How-to…¶
…Run software natively¶
If you need to run software in a way Metabiome does not support, you can run it natively by simply activating the environment where it lives and then using it normally. In the following example taken from the Bowtie 2 manual, we need to use this software to create an index for the Lambda phage reference genome, and not for decontamination of reads as implemented in Metabiome:
# Activate environment
conda activate metabiome-preprocessing
# Run Bowtie 2 natively
bowtie2-build $BT2_HOME/example/reference/lambda_virus.fa lambda_virus
You can find a complete list of Metabiome modules and software in Metabiome modules.
…Perform co-assembly of samples¶
If you need to perform an assembly using the reads from all or many samples at
once, then you can concatenate the files together and run the assemblers as if
it where just one paired-end sample. For example, assuming you have files named
according to the _1./_2. naming convention:
# Create directory to store new files
mkdir co-assembly
# Concatenate all _1. files
cat *_1.fq.gz > co-assembly/all_1.fq.gz
# Concatenate all _2. files
cat *_2.fq.gz > co-assembly/all_2.fq.gz
# Run assembly
metabiome metaspades -i co-assembly -o assembly_results
…Create read-based coverage files for genome binning¶
If you want to create read-based coverage files to boost the binning of your contigs, you can do it easily through our pipeline Metabiome. Metabiome has three different software (CONCOCT, MaxBin2 and MetaBAT2) for genome binning. So, let’s just take a look on how to create these read-based coverage files and bin our contigs alongside:
For CONCOCT and MaxBin2 is pretty straightforward because the commands
concoct and maxbin2 create the read-based coverage files
automatically like so:
# Run CONCOCT
metabiome concoct -i contigs_reads/ -o concoct_out/
# Run MaxBin2
metabiome maxbin2 -i contigs_reads/ -o maxbin2_out/
Whereas for MetaBAT2, if you want to perform the binning with read-based
coverage files, you must generate them previously. To do so you can use
our command coverm like so:
# Run CoverM
metabiome coverm -i contigs_reads/ -o read_coverage/
Now, let’s use this read coverage files to run metabat2 command.

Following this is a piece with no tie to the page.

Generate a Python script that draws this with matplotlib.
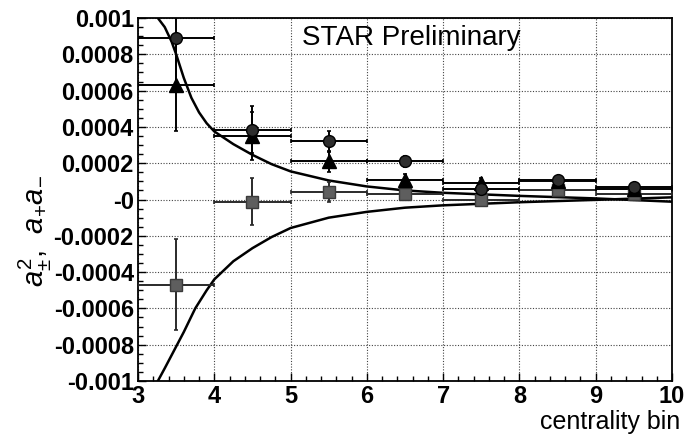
import matplotlib
matplotlib.use("Agg")
import matplotlib.pyplot as plt
from matplotlib.ticker import MultipleLocator

plt.rcParams['font.family'] = ['Liberation Sans', 'DejaVu Sans']
plt.rcParams['mathtext.fontset'] = 'custom'
plt.rcParams['mathtext.it'] = 'Liberation Sans:italic'
plt.rcParams['mathtext.rm'] = 'Liberation Sans'

# centrality bins
bins = [3.5, 4.5, 5.5, 6.5, 7.5, 8.5, 9.5]
bin_half = [0.5] * 7

# circles
circ = [0.00089, 0.000385, 0.00032, 0.00021, 0.00006, 0.00011, 0.00007]
circ_err = [0.00025, 0.00013, 0.00006, 0.00003, 0.00003, 0.00002, 0.00002]
# triangles
tri = [0.00063, 0.00035, 0.00021, 0.00011, 0.00009, 0.0001, 0.00006]
tri_err = [0.00025, 0.00013, 0.00006, 0.00003, 0.00003, 0.00002, 0.00002]
# squares
sq = [-0.00047, -0.000012, 0.00004, 0.00003, 0.0, 0.00005, 0.00003]
sq_err = [0.00025, 0.00013, 0.000055, 0.00003, 0.00002, 0.00002, 0.00002]

# curves
up_x = [3.2, 3.26, 3.35, 3.44, 3.5, 3.6, 3.7, 3.8, 3.9, 4.0, 4.25, 4.5, 4.75,
        5.0, 5.5, 6.0, 6.5, 7.0, 8.0, 9.0, 10.0]
up_y = [0.00103, 0.001, 0.00095, 0.00087, 0.0008, 0.00067, 0.00056, 0.00048,
        0.00042, 0.000375, 0.000305, 0.000246, 0.000195, 0.000155, 0.000105,
        0.000072, 0.00005, 0.000037, 0.00002, 0.000006, -0.000012]
lo_x = [3.2, 3.26, 3.35, 3.5, 3.6, 3.75, 3.9, 4.0, 4.25, 4.5, 4.75, 5.0, 5.5,
        6.0, 6.5, 7.0, 8.0, 9.0, 10.0]
lo_y = [-0.00105, -0.001, -0.00093, -0.00081, -0.00073, -0.0006, -0.0005,
        -0.00044, -0.00034, -0.000268, -0.000207, -0.000157, -0.0001,
        -0.000068, -0.000045, -0.000032, -0.000015, -0.000002, 0.000012]

xticks = [3, 4, 5, 6, 7, 8, 9, 10]
yticks = [0.001, 0.0008, 0.0006, 0.0004, 0.0002, 0.0, -0.0002, -0.0004,
          -0.0006, -0.0008, -0.001]
ytick_labels = ['0.001', '0.0008', '0.0006', '0.0004', '0.0002', '-0',
                '-0.0002', '-0.0004', '-0.0006', '-0.0008', '-0.001']

fig = plt.figure(figsize=(6.87, 4.36), dpi=100)
ax = fig.add_axes([0.2009, 0.1261, 0.7773, 0.8326])

ax.grid(True, which='major', color='#444444', linestyle=(0, (1, 1.5)), linewidth=0.8)
ax.set_axisbelow(True)

ax.plot(up_x, up_y, color='black', lw=1.8, zorder=2)
ax.plot(lo_x, lo_y, color='black', lw=1.8, zorder=2)

eb = dict(linestyle='none', elinewidth=1.4, capsize=1.5, capthick=1.2, zorder=3)
ax.errorbar(bins, sq, xerr=bin_half, yerr=sq_err, fmt='s', ms=8,
            mfc='#5e5e5e', mec='#3a3a3a', ecolor='#2a2a2a', **eb)
ax.errorbar(bins, tri, xerr=bin_half, yerr=tri_err, fmt='^', ms=10,
            mfc='black', mec='black', ecolor='black', **eb)
ax.errorbar(bins, circ, xerr=bin_half, yerr=circ_err, fmt='o', ms=8.5,
            mfc='#2e2e2e', mec='black', ecolor='black', **eb)

ax.set_xlim(3, 10)
ax.set_ylim(-0.001, 0.001)
ax.set_xticks(xticks)
ax.set_xticklabels([str(t) for t in xticks], fontsize=17, fontweight='bold')
ax.set_yticks(yticks)
ax.set_yticklabels(ytick_labels, fontsize=17, fontweight='bold')
ax.xaxis.set_minor_locator(MultipleLocator(0.2))
ax.yaxis.set_minor_locator(MultipleLocator(0.00005))
ax.tick_params(which='major', direction='in', length=6, width=1.0,
               top=False, right=False)
ax.tick_params(which='minor', direction='in', length=3.5, width=1.0,
               top=False, right=False)
ax.tick_params(axis='x', pad=3)
ax.tick_params(axis='y', pad=3)
for s in ax.spines.values():
    s.set_linewidth(1.3)

ax.text(0.3066, 0.9256, 'STAR Preliminary', transform=ax.transAxes,
        fontsize=20, ha='left', va='baseline')

fig.text(0.99, 0.005, 'centrality bin', fontsize=18, ha='right', va='bottom')
fig.text(0.052, 0.47, r'$a^2_{\pm}$,  $a_{+}a_{-}$', fontsize=21,
         rotation=90, ha='center', va='center')

fig.savefig('out.png', dpi=100)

But keep in mind that MetaBAT2 requires the contigs in gzip format in
order to run:
# Run MetaBAT2
metabiome metabat2 -i gzip_contigs/ -co read_coverage/ -o metabat2_out/
Moreover, if you already have your read-based coverage files, you can also provide it to any of the binners and automatically skip the process of creating these read-based coverage files.

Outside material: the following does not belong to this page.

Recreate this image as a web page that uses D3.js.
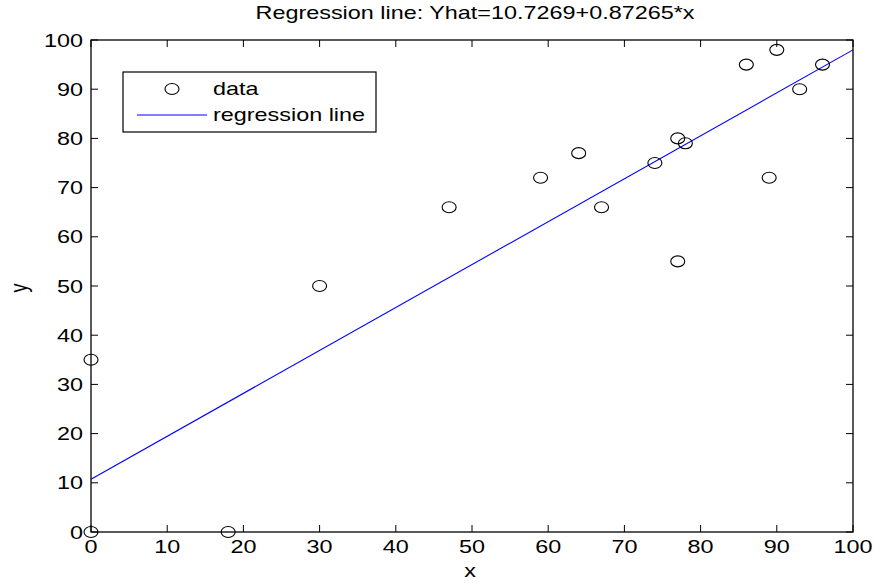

…create scaffolds-to-bin tsv files for DAS Tool¶
Besides of contigs in fasta format, DAS Tool requires a tab separated
scaffolds-to-bin file from each metagenomic binner. To create these files,
you must have the bins from each metagenomic binner in distinct directories.

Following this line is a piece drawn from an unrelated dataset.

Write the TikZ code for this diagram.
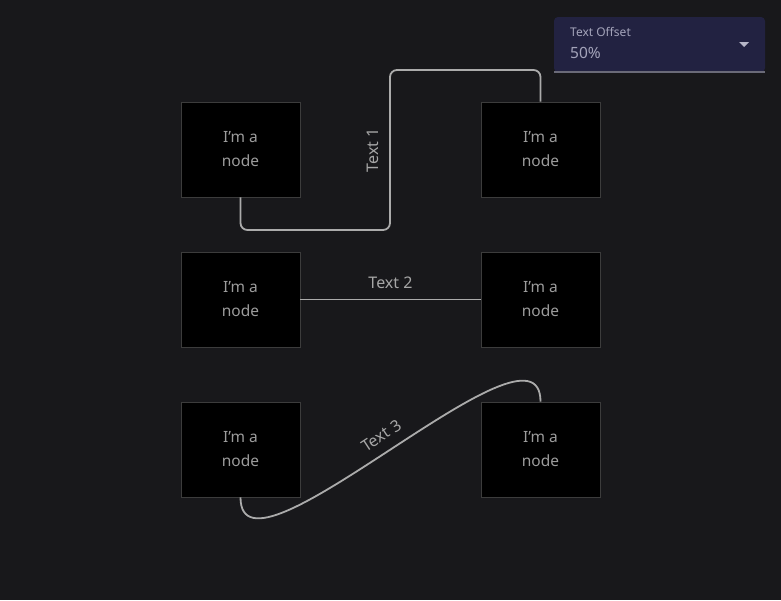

Now, we will use the bins from MaxBin2’s output (maxbin_bins/).
# Move to directory containing bins
cd ~/maxbin_bins/
# Activate environment
conda activate metabiome-das_tool
# Create scaffolds-to-bin tsv files
Fasta_to_Scaffolds2Bin.sh -e fasta > ERR981212_scaffolds2bin_maxbin2.tsv
# Deactivate environment
conda deactivate metabiome-das_tool
In this case, we have succesfully created scaffolds-to-bin tsv files
of MaxBin2’s ouput from sample ERR981212. You can now do it with
other metagenomic binners. Keep in mind that, for example, MetaBAT2
generate bins with fa extension. So, you must change the
-e flag from fasta to fa.